## start INPUT

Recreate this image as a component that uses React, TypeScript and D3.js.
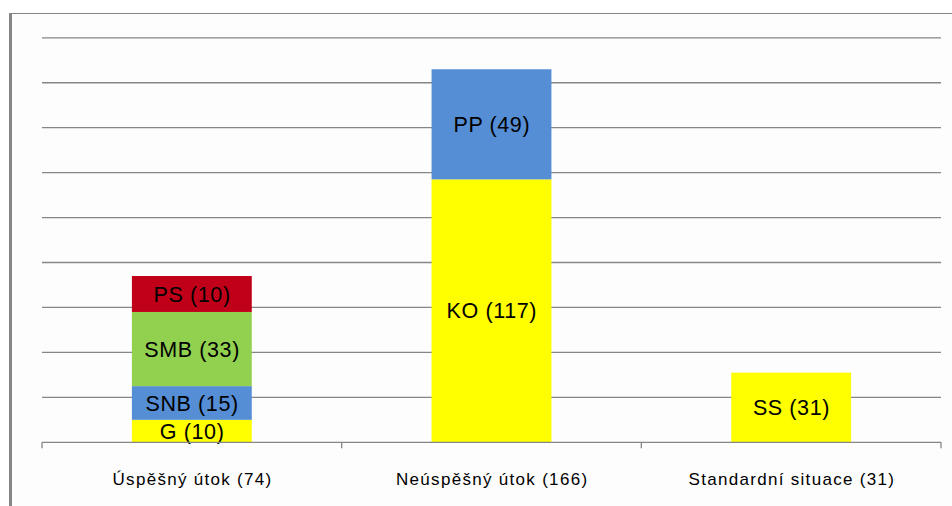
import React from "react";
import * as d3 from "d3";

const categories = ["Úspěšný útok (74)", "Neúspěšný útok (166)", "Standardní situace (31)"];

const uspesnyValues = [10, 15, 33, 16];
const uspesnyLabels = ["G (10)", "SNB (15)", "SMB (33)", "PS (10)"];
const uspesnyColors = ["#FFFF00", "#558ED5", "#92D050", "#C00018"];

const neuspesnyValues = [117, 49];
const neuspesnyLabels = ["KO (117)", "PP (49)"];
const neuspesnyColors = ["#FFFF00", "#558ED5"];

const standardValues = [31];
const standardLabels = ["SS (31)"];
const standardColors = ["#FFFF00"];

const yTicks = [0, 20, 40, 60, 80, 100, 120, 140, 160, 180];

const W = 952;
const H = 506;

export default function App() {
  const plotLeft = 42;
  const plotRight = 941;
  const baseY = 442.3;
  const topY = 37.8;

  const x = d3
    .scaleBand<string>()
    .domain(categories)
    .range([plotLeft, plotRight])
    .paddingInner(0.6)
    .paddingOuter(0.3);
  const step = x.step();
  const y = d3.scaleLinear().domain([0, 180]).range([baseY, topY]);

  const groups = [
    { cat: categories[0], values: uspesnyValues, labels: uspesnyLabels, colors: uspesnyColors },
    { cat: categories[1], values: neuspesnyValues, labels: neuspesnyLabels, colors: neuspesnyColors },
    { cat: categories[2], values: standardValues, labels: standardLabels, colors: standardColors },
  ];

  const tickXs = [plotLeft, ...categories.map((c) => (x(c) as number) - step * 0.3 + step)];

  return (
    <svg
      width={W}
      height={H}
      style={{ position: "absolute", left: 0, top: 0, background: "#ffffff" }}
    >
      <rect x={10} y={13} width={W - 10} height={H - 13} fill="#FDFDFD" />
      <line x1={9} x2={W} y1={13.5} y2={13.5} stroke="#868686" strokeWidth={1} />
      <line x1={10.5} x2={10.5} y1={13} y2={H} stroke="#868686" strokeWidth={3} />

      {yTicks.slice(1).map((t) => (
        <line
          key={t}
          x1={plotLeft}
          x2={plotRight}
          y1={y(t)}
          y2={y(t)}
          stroke="#868686"
          strokeWidth={1.3}
        />
      ))}

      {groups.map((g) => {
        const cum = Array.from(d3.cumsum(g.values));
        const bx = x(g.cat) as number;
        const bw = x.bandwidth();
        return (
          <g key={g.cat}>
            {g.values.map((v, i) => {
              const y0 = y(cum[i] - v);
              const y1 = y(cum[i]);
              return (
                <rect key={i} x={bx} y={y1} width={bw} height={y0 - y1} fill={g.colors[i]} />
              );
            })}
            {g.values.map((v, i) => {
              const y0 = y(cum[i] - v);
              const y1 = y(cum[i]);
              const cy = (y0 + y1) / 2;
              return (
                <text
                  key={"t" + i}
                  x={bx + bw / 2 + 0.3}
                  y={cy + 7.6}
                  textAnchor="middle"
                  fontFamily="Liberation Sans, Arial, sans-serif"
                  fontSize={21.5}
                  letterSpacing={0.6}
                  fill="#000"
                >
                  {g.labels[i]}
                </text>
              );
            })}
          </g>
        );
      })}

      <line x1={plotLeft} x2={plotRight} y1={baseY} y2={baseY} stroke="#868686" strokeWidth={1.3} />
      {tickXs.map((tx, i) => (
        <line key={i} x1={tx} x2={tx} y1={baseY} y2={baseY + 6} stroke="#868686" strokeWidth={1.3} />
      ))}

      {categories.map((c) => (
        <text
          key={c}
          x={(x(c) as number) + x.bandwidth() / 2 + 0.7}
          y={485}
          textAnchor="middle"
          fontFamily="Liberation Sans, Arial, sans-serif"
          fontSize={17}
          letterSpacing={1.3}
          fill="#000"
        >
          {c}
        </text>
      ))}
    </svg>
  );
}
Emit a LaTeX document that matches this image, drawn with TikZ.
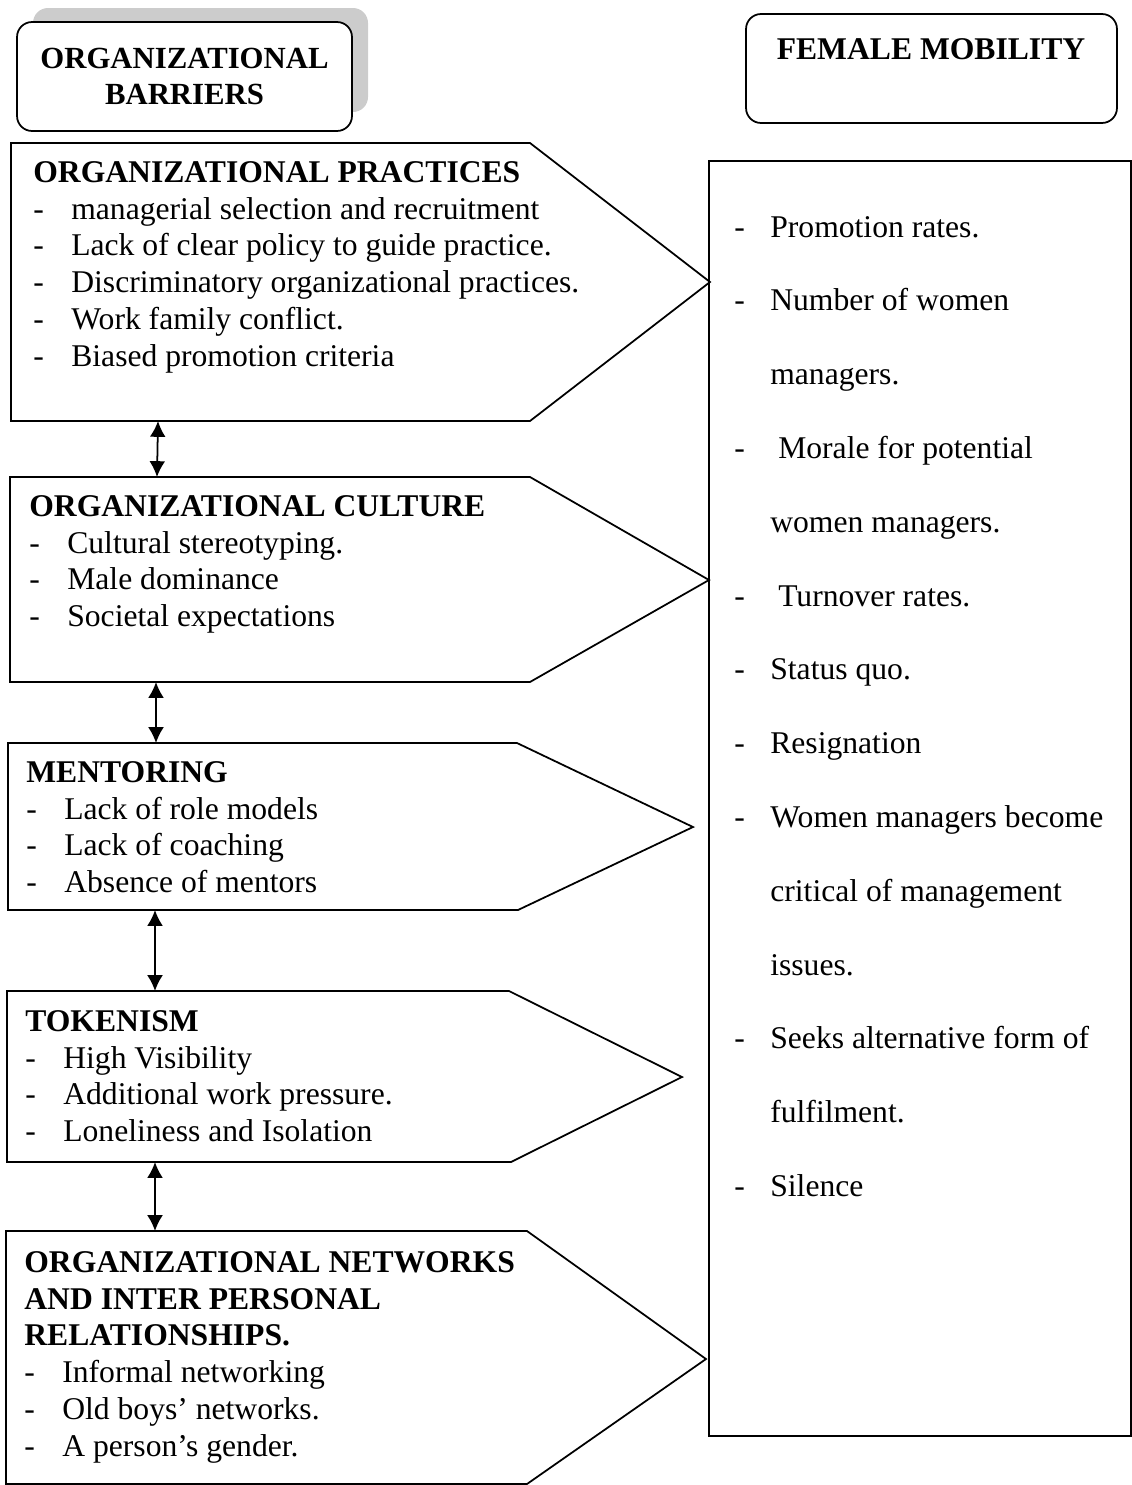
\documentclass[tikz,border=0pt]{standalone}
\usepackage{fontspec}
\setmainfont{Liberation Serif}
\usetikzlibrary{arrows.meta}
\newcommand{\itm}[2][0.76cm]{\makebox[#1][l]{-}#2}

\begin{document}
\begin{tikzpicture}[x=0.02cm, y=-0.02cm,
		frame/.style = {draw, line width=1pt},
		titlebox/.style = {frame, fill=white, rounded corners=0.3cm, inner sep=0pt,
			minimum width=6.7cm, minimum height=2.18cm},
		head/.style = {inner sep=0pt, font=\fontsize{18}{21}\selectfont\bfseries},
		txt/.style = {anchor=north west, inner sep=0pt, align=left,
			font=\fontsize{18}{21}\selectfont},
		link/.style = {{Latex[length=9pt,width=9pt]}-{Latex[length=9pt,width=9pt]}, line width=1pt}]
	\useasboundingbox (0,0) rectangle (1132,1485);

	% headings
	\fill[gray!40, rounded corners=0.3cm] (33,8) rectangle (368,112);
	\node[titlebox, align=center, font=\fontsize{17.5}{21}\selectfont\bfseries] (barriers) at (184.5,76.5)
		{ORGANIZATIONAL\\BARRIERS};
	\node[titlebox, minimum width=7.42cm] (mobility) at (931.5,68.5) {};
	\node[head, anchor=base] (mobility-title) at (931,59) {FEMALE MOBILITY};

	% outcomes
	\node[frame, anchor=north west, inner sep=0pt, minimum width=8.44cm, minimum height=25.5cm] (effects) at (708,160) {};
	\node[txt] (effects-list) at (734,211) {\strut\itm[0.72cm]{Promotion rates.}\\[21pt]
		\itm[0.72cm]{Number of women}\\[21pt]
		\hspace*{0.72cm}managers.\\[21pt]
		\itm[0.72cm]{\ Morale for potential}\\[21pt]
		\hspace*{0.72cm}women managers.\\[21pt]
		\itm[0.72cm]{\ Turnover rates.}\\[21pt]
		\itm[0.72cm]{Status quo.}\\[21pt]
		\itm[0.72cm]{Resignation}\\[21pt]
		\itm[0.72cm]{Women managers become}\\[21pt]
		\hspace*{0.72cm}critical of management\\[21pt]
		\hspace*{0.72cm}issues.\\[21pt]
		\itm[0.72cm]{Seeks alternative form of}\\[21pt]
		\hspace*{0.72cm}fulfilment.\\[21pt]
		\itm[0.72cm]{Silence}};

	% barriers
	\draw[frame] (11,143) -- (530,143) -- (710,282) coordinate (practices-tip) -- (530,421)
		-- (158,421) coordinate (practices-s) -- (11,421) -- cycle;
	\node[txt] (practices) at (33,156) {\strut\textbf{ORGANIZATIONAL PRACTICES}\\
		\itm{managerial selection and recruitment}\\
		\itm{Lack of clear policy to guide practice.}\\
		\itm{Discriminatory organizational practices.}\\
		\itm{Work family conflict.}\\
		\itm{Biased promotion criteria}};

	\draw[frame] (10,477) -- (157,477) coordinate (culture-n) -- (530,477) -- (709,580) -- (530,682)
		-- (156,682) coordinate (culture-s) -- (10,682) -- cycle;
	\node[txt] (culture) at (29,490) {\strut\textbf{ORGANIZATIONAL CULTURE}\\
		\itm{Cultural stereotyping.}\\
		\itm{Male dominance}\\
		\itm{Societal expectations}};

	\draw[frame] (8,743) -- (156,743) coordinate (mentoring-n) -- (517,743) -- (693,827) -- (518,910)
		-- (155,910) coordinate (mentoring-s) -- (8,910) -- cycle;
	\node[txt] (mentoring) at (26,756) {\strut\textbf{MENTORING}\\
		\itm{Lack of role models}\\
		\itm{Lack of coaching}\\
		\itm{Absence of mentors}};

	\draw[frame] (7,991) -- (155,991) coordinate (tokenism-n) -- (509,991) -- (682,1077) -- (511,1162)
		-- (155,1162) coordinate (tokenism-s) -- (7,1162) -- cycle;
	\node[txt] (tokenism) at (25,1005) {\strut\textbf{TOKENISM}\\
		\itm{High Visibility}\\
		\itm{Additional work pressure.}\\
		\itm{Loneliness and Isolation}};

	\draw[frame] (6,1231) -- (155,1231) coordinate (networks-n) -- (527,1231) -- (706,1359) -- (527,1484)
		-- (6,1484) -- cycle;
	\node[txt] (networks) at (24,1246) {\strut\textbf{ORGANIZATIONAL NETWORKS}\\
		\textbf{AND INTER PERSONAL}\\
		\textbf{RELATIONSHIPS.}\\
		\itm{Informal networking}\\
		\itm{Old boys’ networks.}\\
		\itm{A person’s gender.}};

	% links
	\draw[link] (practices-s) -- (culture-n);
	\draw[link] (culture-s) -- (mentoring-n);
	\draw[link] (mentoring-s) -- (tokenism-n);
	\draw[link] (tokenism-s) -- (networks-n);
\end{tikzpicture}
\end{document}
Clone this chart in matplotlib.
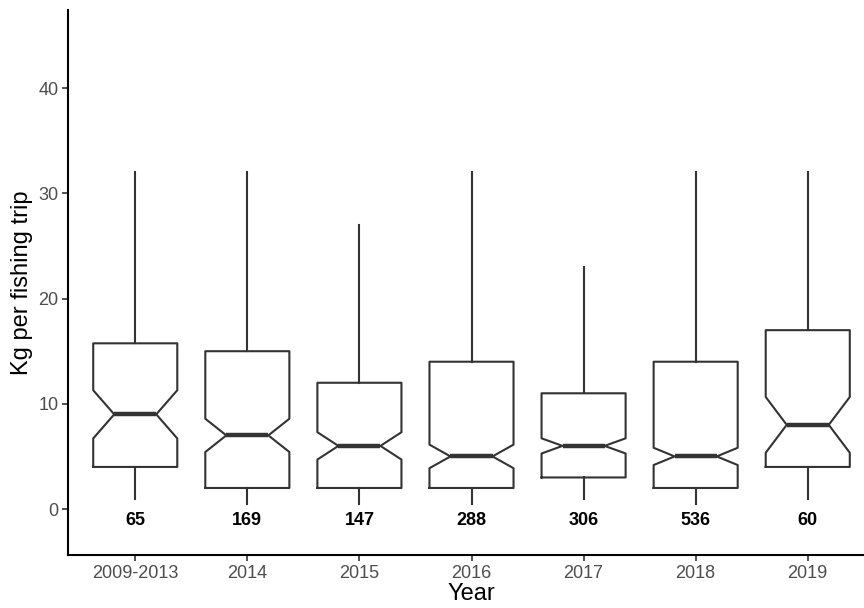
import matplotlib
matplotlib.use("Agg")
import matplotlib.pyplot as plt

plt.rcParams['font.family'] = ['Liberation Sans', 'DejaVu Sans']

categories = ["2009-2013", "2014", "2015", "2016", "2017", "2018", "2019"]
q1 = [4, 2, 2, 2, 3, 2, 4]
median = [9, 7, 6, 5, 6, 5, 8]
q3 = [15.75, 15, 12, 14, 11, 14, 17]
whislo = [1, 0.5, 0.5, 0.5, 1, 0.5, 1]
whishi = [32, 32, 27, 32, 23, 32, 32]
notch_lo = [6.71, 5.42, 4.70, 3.88, 5.28, 4.18, 5.35]
notch_hi = [11.29, 8.58, 7.30, 6.12, 6.72, 5.82, 10.65]
counts = [65, 169, 147, 288, 306, 536, 60]

fig = plt.figure(figsize=(8.64, 6.08), dpi=100)
ax = fig.add_axes([68/864, 53/608, (875-68)/864, (555-10)/608])

stats = []
for i in range(len(categories)):
    stats.append(dict(q1=q1[i], med=median[i], q3=q3[i], whislo=whislo[i],
                      whishi=whishi[i], cilo=notch_lo[i], cihi=notch_hi[i],
                      fliers=[], label=categories[i]))

lc = "#333333"
ax.bxp(stats, positions=range(len(categories)), widths=0.75, shownotches=True,
       showcaps=False, showfliers=False, patch_artist=False,
       boxprops=dict(color=lc, linewidth=1.5),
       whiskerprops=dict(color=lc, linewidth=1.5),
       medianprops=dict(color=lc, linewidth=3.2, solid_capstyle='butt'))

for i, n in enumerate(counts):
    ax.text(i, -1.1, str(n), ha='center', va='center', fontsize=13,
            fontweight='bold', color='black')

ax.set_xlim(-0.6, len(categories) - 0.4)
ax.set_ylim(-4.37, 47.43)
ax.set_yticks([0, 10, 20, 30, 40])
ax.set_xticks(range(len(categories)))
ax.set_xticklabels(categories)

for s in ['top', 'right']:
    ax.spines[s].set_visible(False)
for s in ['left', 'bottom']:
    ax.spines[s].set_color('black')
    ax.spines[s].set_linewidth(1.5)

ax.tick_params(axis='both', colors=lc, labelcolor='#4D4D4D', labelsize=13,
               length=4, width=1.2, pad=3)

ax.set_xlabel("Year", fontsize=17, color='black', labelpad=1)
ax.set_ylabel("Kg per fishing trip", fontsize=17, color='black', labelpad=4)

fig.savefig("out.png", dpi=100)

## end INPUT

TASK REQUIREMENTS | Keep to the lines between the line with "Clone this chart in matplotlib." and the line with "ax = fig.add_axes([68/864, 53/608, (875-68)/864, (555-10)/608])", inclusive, and transcribe them without pictures.

EXERCISE RESPONSE |
Clone this chart in matplotlib.
import matplotlib
matplotlib.use("Agg")
import matplotlib.pyplot as plt

plt.rcParams['font.family'] = ['Liberation Sans', 'DejaVu Sans']

categories = ["2009-2013", "2014", "2015", "2016", "2017", "2018", "2019"]
q1 = [4, 2, 2, 2, 3, 2, 4]
median = [9, 7, 6, 5, 6, 5, 8]
q3 = [15.75, 15, 12, 14, 11, 14, 17]
whislo = [1, 0.5, 0.5, 0.5, 1, 0.5, 1]
whishi = [32, 32, 27, 32, 23, 32, 32]
notch_lo = [6.71, 5.42, 4.70, 3.88, 5.28, 4.18, 5.35]
notch_hi = [11.29, 8.58, 7.30, 6.12, 6.72, 5.82, 10.65]
counts = [65, 169, 147, 288, 306, 536, 60]

fig = plt.figure(figsize=(8.64, 6.08), dpi=100)
ax = fig.add_axes([68/864, 53/608, (875-68)/864, (555-10)/608])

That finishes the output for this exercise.